Research Design: The study follows a cross-sectional design.

Study Sample: Typically developing children (n = 416) between the ages of 5 and 12 yr were recruited from schools in the community. There were 217 males and 199 females in the study sample. Only children who passed a hearing screening were eligible to participate.

Data Collection and Analysis: Scores for each ear were recorded during administration of the first free recall version of the test. Ear advantages based on results recorded for left and right ears were used to measure prevalence of right, left, and no ear advantages. Results for each listener's dominant and non-dominant ears and the absolute difference between them were put into the data analysis. Results were analyzed for normality and because no results were normally distributed, all further analyses were done with nonparametric statistical tests. Normative data for dominant and non-dominant ear scores and ear advantages were determined at the 95% confidence interval through bootstrapping methods with 1,000 samples.

Results: Children were divided into four age groups based on results in their dominant ears.
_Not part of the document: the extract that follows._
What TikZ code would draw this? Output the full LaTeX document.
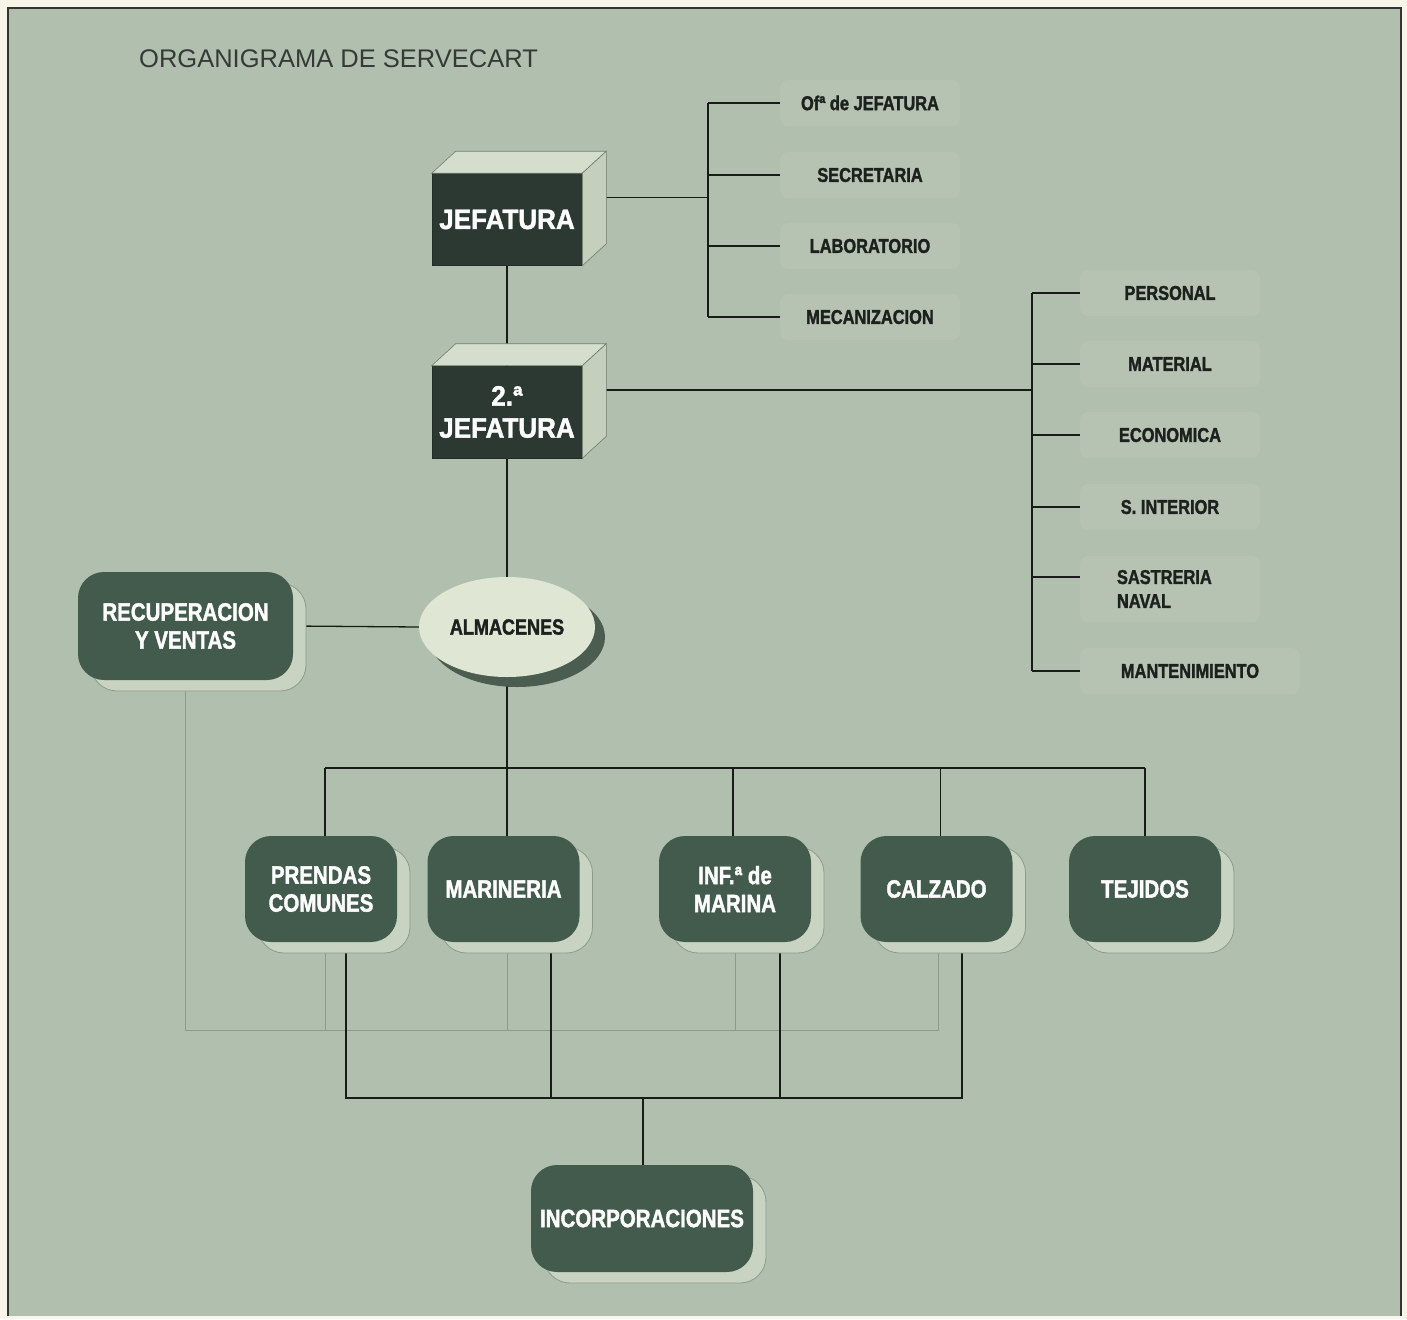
\documentclass[tikz,border=0pt]{standalone}
\usepackage{fontspec}
\setmainfont{Liberation Sans}
\newfontfamily\condfont[FakeStretch=0.82, BoldFeatures={FakeBold=1.6}]{Liberation Sans}
\newfontfamily\jeffont[FakeStretch=0.93, BoldFeatures={FakeBold=1.4}]{Liberation Sans}
\usetikzlibrary{shapes.geometric,shadows,calc}
\pgfdeclarelayer{bglayer}
\pgfdeclarelayer{linelayer}
\pgfsetlayers{bglayer,linelayer,main}
\definecolor{outerc}{HTML}{F7F5EA}
\definecolor{bgc}{HTML}{B1BFAE}
\definecolor{dkgreen}{HTML}{425B4D}
\definecolor{jefc}{HTML}{2C3933}
\definecolor{topface}{HTML}{D5DECD}
\definecolor{sideface}{HTML}{C4D0BC}
\definecolor{shadowc}{HTML}{C8D4C1}
\definecolor{grayline}{HTML}{8C9B8B}
\definecolor{lblbox}{HTML}{B6C3B3}
\definecolor{lbltext}{HTML}{1C211E}
\definecolor{titlec}{HTML}{343B36}
\definecolor{ellfill}{HTML}{DFE6D3}
\definecolor{ellshadow}{HTML}{4B5C51}
\definecolor{linec}{HTML}{1A1A1A}
\tikzset{
  darkbox/.style={rectangle, rounded corners=26pt, fill=dkgreen, text=white,
    font=\condfont\bfseries\fontsize{25}{28}\selectfont, align=center,
    minimum width=152pt, minimum height=106pt, inner sep=0pt,
    general shadow={fill=shadowc, draw=grayline, line width=0.8pt,
      shadow xshift=13pt, shadow yshift=-11pt}},
  jbox/.style={rectangle, fill=jefc, text=white, draw=jefc!80!black, line width=0.6pt,
    font=\jeffont\bfseries\fontsize{28}{32}\selectfont, align=center,
    minimum width=150pt, minimum height=92pt, inner sep=0pt},
  lbl/.style={rectangle, fill=lblbox, rounded corners=8pt, minimum width=180pt,
    minimum height=46pt, inner sep=0pt, text=lbltext,
    font=\condfont\bfseries\fontsize{20}{25}\selectfont},
  conn/.style={draw=linec, line width=1.3pt},
  thinconn/.style={draw=grayline, line width=1pt},
  topf/.style={fill=topface, draw=grayline!80!black, line width=0.6pt},
  sidef/.style={fill=sideface, draw=grayline!80!black, line width=0.6pt}
}
\begin{document}
\begin{tikzpicture}[x=1pt,y=-1pt]
\useasboundingbox (0,0) rectangle (1407,1319);
\begin{pgfonlayer}{bglayer}
  \fill[outerc] (0,0) rectangle (1407,1319);
  \fill[bgc] (8,8) rectangle (1401,1316);
  \draw[line width=1.6pt, color=black!80] (8,1316) -- (8,8) -- (1401,8) -- (1401,1316);
\end{pgfonlayer}

% title
\node[anchor=west, inner sep=0pt, text=titlec, font=\fontsize{25.5}{30}\selectfont] (title) at (139,59) {ORGANIGRAMA DE SERVECART};

% jefatura boxes
\node[jbox] (jef) at (507,219.5) {JEFATURA};
\node[jbox] (jef2) at (507,412) {2.ª\\JEFATURA};
\foreach \b in {jef,jef2}{
  \path[topf] (\b.north west) -- ++(24,-22) -- ($(\b.north east)+(24,-22)$) -- (\b.north east) -- cycle;
  \path[sidef] (\b.north east) -- ++(24,-22) -- ($(\b.south east)+(24,-22)$) -- (\b.south east) -- cycle;
}
\coordinate (jefR) at ($(jef.east)+(24,-22)$);
\coordinate (jef2R) at ($(jef2.east)+(24,-22)$);

% almacenes
\node[ellipse, minimum width=176pt, minimum height=100pt, inner sep=0pt, fill=ellfill,
  text=lbltext, font=\condfont\bfseries\fontsize{22}{26}\selectfont,
  drop shadow={shadow xshift=10pt, shadow yshift=-10pt, fill=ellshadow, opacity=1}]
  (alm) at (507,627) {ALMACENES};

% dark rounded boxes
\node[darkbox, minimum width=215pt, minimum height=108pt] (recup) at (185.5,626) {RECUPERACION\\Y VENTAS};
\node[darkbox] (prendas) at (321,889) {PRENDAS\\COMUNES};
\node[darkbox] (marin) at (503.5,889) {MARINERIA};
\node[darkbox] (inf) at (735,889) {INF.ª de\\MARINA};
\node[darkbox] (calz) at (936.5,889) {CALZADO};
\node[darkbox] (tej) at (1145,889) {TEJIDOS};
\node[darkbox, minimum width=222pt, minimum height=107pt] (incorp) at (642,1218.5) {INCORPORACIONES};

% labels top right
\node[lbl] (of) at (870,103) {Ofª de JEFATURA};
\node[lbl] (sec) at (870,175) {SECRETARIA};
\node[lbl] (lab) at (870,246) {LABORATORIO};
\node[lbl] (mec) at (870,317) {MECANIZACION};

% labels right
\node[lbl] (per) at (1170,293) {PERSONAL};
\node[lbl] (mat) at (1170,364) {MATERIAL};
\node[lbl] (eco) at (1170,435) {ECONOMICA};
\node[lbl] (sint) at (1170,507) {S. INTERIOR};
\node[lbl, text width=106pt, align=left, minimum height=66pt] (sas) at (1170,589) {SASTRERIA\\[-1pt]NAVAL};
\node[lbl, minimum width=220pt] (man) at (1190,671) {MANTENIMIENTO};

\begin{pgfonlayer}{linelayer}
  % vertical spine
  \draw[conn] (jef.south) -- (jef2.north);
  \draw[conn] (jef2.south) -- (alm.north);
  % bracket 1
  \coordinate (b1) at (708,197.5);
  \draw[conn] (jefR) -- (b1);
  \draw[conn] (b1 |- of.west) -- (b1 |- mec.west);
  \foreach \n in {of,sec,lab,mec} \draw[conn] (b1 |- \n.west) -- (\n.west);
  % bracket 2
  \coordinate (b2) at (1032,390);
  \draw[conn] (jef2R) -- (b2);
  \draw[conn] (b2 |- per.west) -- (b2 |- man.west);
  \foreach \n in {per,mat,eco,sint,man} \draw[conn] (b2 |- \n.west) -- (\n.west);
  \coordinate (sasw) at ([yshift=12pt]sas.west);
  \draw[conn] (b2 |- sasw) -- (sasw);
  % recuperacion - almacenes
  \draw[conn] (recup.east) -- (alm.west);
  % bus to warehouses
  \coordinate (bus) at (507,768);
  \draw[conn] (alm.south) -- (alm.south |- marin.north);
  \draw[conn] ([xshift=4pt]prendas.north |- bus) -- (tej.north |- bus);
  \draw[conn] ([xshift=4pt]prendas.north |- bus) -- ([xshift=4pt]prendas.north);
  \draw[conn] ([xshift=-2pt]inf.north |- bus) -- ([xshift=-2pt]inf.north);
  \draw[conn] ([xshift=4pt]calz.north |- bus) -- ([xshift=4pt]calz.north);
  \draw[conn] (tej.north |- bus) -- (tej.north);
  % gray return lines
  \coordinate (gbus) at (938,1030);
  \draw[thinconn] (recup.south) |- (gbus) -- ([xshift=1.5pt]calz.south);
  \draw[thinconn] ([xshift=4pt]prendas.south) -- ([xshift=4pt]prendas.south |- gbus);
  \draw[thinconn] ([xshift=3.5pt]marin.south) -- ([xshift=3.5pt]marin.south |- gbus);
  \draw[thinconn] (inf.south) -- (inf.south |- gbus);
  % black lines to incorporaciones
  \coordinate (ibus) at (643,1098);
  \draw[conn] ([xshift=25pt]prendas.south) |- ([xshift=25.5pt]calz.south |- ibus) -- ([xshift=25.5pt]calz.south);
  \draw[conn] ([xshift=47.5pt]marin.south) -- ([xshift=47.5pt]marin.south |- ibus);
  \draw[conn] ([xshift=45pt]inf.south) -- ([xshift=45pt]inf.south |- ibus);
  \draw[conn] (ibus) -- (ibus |- incorp.north);
\end{pgfonlayer}
\end{tikzpicture}
\end{document}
Females generally performed better than males and the prevalence of a right-ear advantage was ˜60% across all children tested. Normative lower-bound cut-off scores were established for males and females within each age group for dominant and non-dominant ear scores. Normative upper-bound cut-off scores were established for males and females within each age group for ear advantage scores.

Conclusions: Normative information specific to age group and gender will be useful in clinical assessment for APD. Prevalence of left-ear advantage results in the sample may have been partly due to uncontrolled influences of voice-onset time in arranging the dichotic pairs.